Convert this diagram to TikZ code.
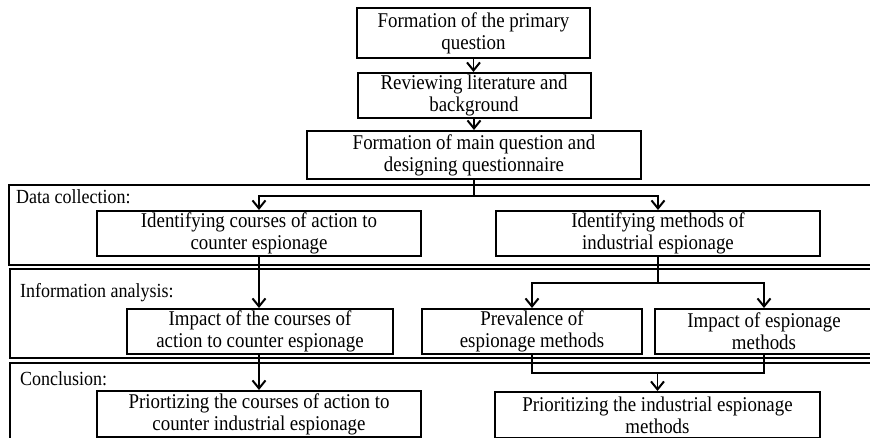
\documentclass[tikz,border=0pt]{standalone}
\usepackage{fontspec}
\setmainfont{Liberation Serif}
\newfontfamily\narrowserif[FakeStretch=0.9]{Liberation Serif}
\usetikzlibrary{arrows.meta}
\begin{document}
\begin{tikzpicture}[x=1pt,y=-1pt,
  box/.style={draw, line width=2pt, fill=white, inner sep=0pt, align=center,
    font=\narrowserif\fontsize{21}{22}\selectfont},
  frame/.style={draw, line width=2.2pt},
  conn/.style={line width=1.8pt},
  arr/.style={conn, -{Straight Barb[length=8pt,width=13pt,line width=2pt]}},
  lbl/.style={anchor=base west, inner sep=0pt, font=\narrowserif\fontsize{20}{21}\selectfont}]
\useasboundingbox (0,0) rectangle (870,438);
\clip (0,0) rectangle (870,438);
% frames
\draw[frame] (9,185) rectangle (885,265);
\draw[frame] (10,269) rectangle (885,358);
\draw[frame] (10,363) rectangle (885,450);
\node[lbl] (l1) at (16,204) {Data collection:};
\node[lbl] (l2) at (20,298) {Information analysis:};
\node[lbl] (l3) at (20,385) {Conclusion:};
% boxes
\node[box, minimum width=233pt, minimum height=50pt] (b1) at (473.5,33) {Formation of the primary\\question};
\node[box, minimum width=233pt, minimum height=45pt] (b2) at (474,95.5) {Reviewing literature and\\background};
\node[box, minimum width=334pt, minimum height=48pt] (b3) at (474,155) {Formation of main question and\\designing questionnaire};
\node[box, minimum width=324pt, minimum height=45pt] (d1) at (259,233.5) {Identifying courses of action to\\counter espionage};
\node[box, minimum width=324pt, minimum height=45pt] (d2) at (658,233.5) {Identifying methods of\\industrial espionage};
\node[box, minimum width=266pt, minimum height=45pt] (a1) at (260,331.5) {Impact of the courses of\\action to counter espionage};
\node[box, minimum width=220pt, minimum height=45pt] (a2) at (532,331.5) {Prevalence of\\espionage methods};
\node[box, minimum width=218pt, minimum height=45pt] (a3) at (764,331.5) {Impact of espionage\\methods};
\node[box, minimum width=324pt, minimum height=46pt] (c1) at (259,414) {Priortizing the courses of action to\\counter industrial espionage};
\node[box, minimum width=325pt, minimum height=46pt] (c2) at (657.5,415) {Prioritizing the industrial espionage\\methods};
% junctions
\coordinate (j1) at (0,196);
\coordinate (j2) at (0,283);
\coordinate (j3) at (0,373);
% connectors
\draw[arr] (b1.south) -- (b1.south |- b2.north);
\draw[arr] (b2.south) -- (b2.south |- b3.north);
\draw[arr] (b3.south) -- (b3.south |- j1) -| (d1.north);
\draw[arr] (b3.south |- j1) -| (d2.north);
\draw[arr] (d1.south) -- (d1.south |- a1.north);
\draw[arr] (d2.south) -- (d2.south |- j2) -| (a2.north);
\draw[arr] (d2.south |- j2) -| (a3.north);
\draw[arr] (a1.south -| d1.south) -- (d1.south |- c1.north);
\draw[conn] (a2.south) |- (j3 -| a3.south) -- (a3.south);
\draw[arr] (j3 -| c2.north) -- (c2.north);
\end{tikzpicture}
\end{document}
+ + + + + + +
# TO DO
Set the listing down in full and exactly. Pictures within it should not appear in the copy.

# EXPECTED ANSWER
Convert this diagram to TikZ code.
\documentclass[tikz,border=0pt]{standalone}
\usepackage{fontspec}
\setmainfont{Liberation Serif}
\newfontfamily\narrowserif[FakeStretch=0.9]{Liberation Serif}
\usetikzlibrary{arrows.meta}
\begin{document}
\begin{tikzpicture}[x=1pt,y=-1pt,
  box/.style={draw, line width=2pt, fill=white, inner sep=0pt, align=center,
    font=\narrowserif\fontsize{21}{22}\selectfont},
  frame/.style={draw, line width=2.2pt},
  conn/.style={line width=1.8pt},
  arr/.style={conn, -{Straight Barb[length=8pt,width=13pt,line width=2pt]}},
  lbl/.style={anchor=base west, inner sep=0pt, font=\narrowserif\fontsize{20}{21}\selectfont}]
\useasboundingbox (0,0) rectangle (870,438);
\clip (0,0) rectangle (870,438);
% frames
\draw[frame] (9,185) rectangle (885,265);
\draw[frame] (10,269) rectangle (885,358);
\draw[frame] (10,363) rectangle (885,450);
\node[lbl] (l1) at (16,204) {Data collection:};
\node[lbl] (l2) at (20,298) {Information analysis:};
\node[lbl] (l3) at (20,385) {Conclusion:};
% boxes
\node[box, minimum width=233pt, minimum height=50pt] (b1) at (473.5,33) {Formation of the primary\\question};
\node[box, minimum width=233pt, minimum height=45pt] (b2) at (474,95.5) {Reviewing literature and\\background};
\node[box, minimum width=334pt, minimum height=48pt] (b3) at (474,155) {Formation of main question and\\designing questionnaire};
\node[box, minimum width=324pt, minimum height=45pt] (d1) at (259,233.5) {Identifying courses of action to\\counter espionage};
\node[box, minimum width=324pt, minimum height=45pt] (d2) at (658,233.5) {Identifying methods of\\industrial espionage};
\node[box, minimum width=266pt, minimum height=45pt] (a1) at (260,331.5) {Impact of the courses of\\action to counter espionage};
\node[box, minimum width=220pt, minimum height=45pt] (a2) at (532,331.5) {Prevalence of\\espionage methods};
\node[box, minimum width=218pt, minimum height=45pt] (a3) at (764,331.5) {Impact of espionage\\methods};
\node[box, minimum width=324pt, minimum height=46pt] (c1) at (259,414) {Priortizing the courses of action to\\counter industrial espionage};
\node[box, minimum width=325pt, minimum height=46pt] (c2) at (657.5,415) {Prioritizing the industrial espionage\\methods};
% junctions
\coordinate (j1) at (0,196);
\coordinate (j2) at (0,283);
\coordinate (j3) at (0,373);
% connectors
\draw[arr] (b1.south) -- (b1.south |- b2.north);
\draw[arr] (b2.south) -- (b2.south |- b3.north);
\draw[arr] (b3.south) -- (b3.south |- j1) -| (d1.north);
\draw[arr] (b3.south |- j1) -| (d2.north);
\draw[arr] (d1.south) -- (d1.south |- a1.north);
\draw[arr] (d2.south) -- (d2.south |- j2) -| (a2.north);
\draw[arr] (d2.south |- j2) -| (a3.north);
\draw[arr] (a1.south -| d1.south) -- (d1.south |- c1.north);
\draw[conn] (a2.south) |- (j3 -| a3.south) -- (a3.south);
\draw[arr] (j3 -| c2.north) -- (c2.north);
\end{tikzpicture}
\end{document}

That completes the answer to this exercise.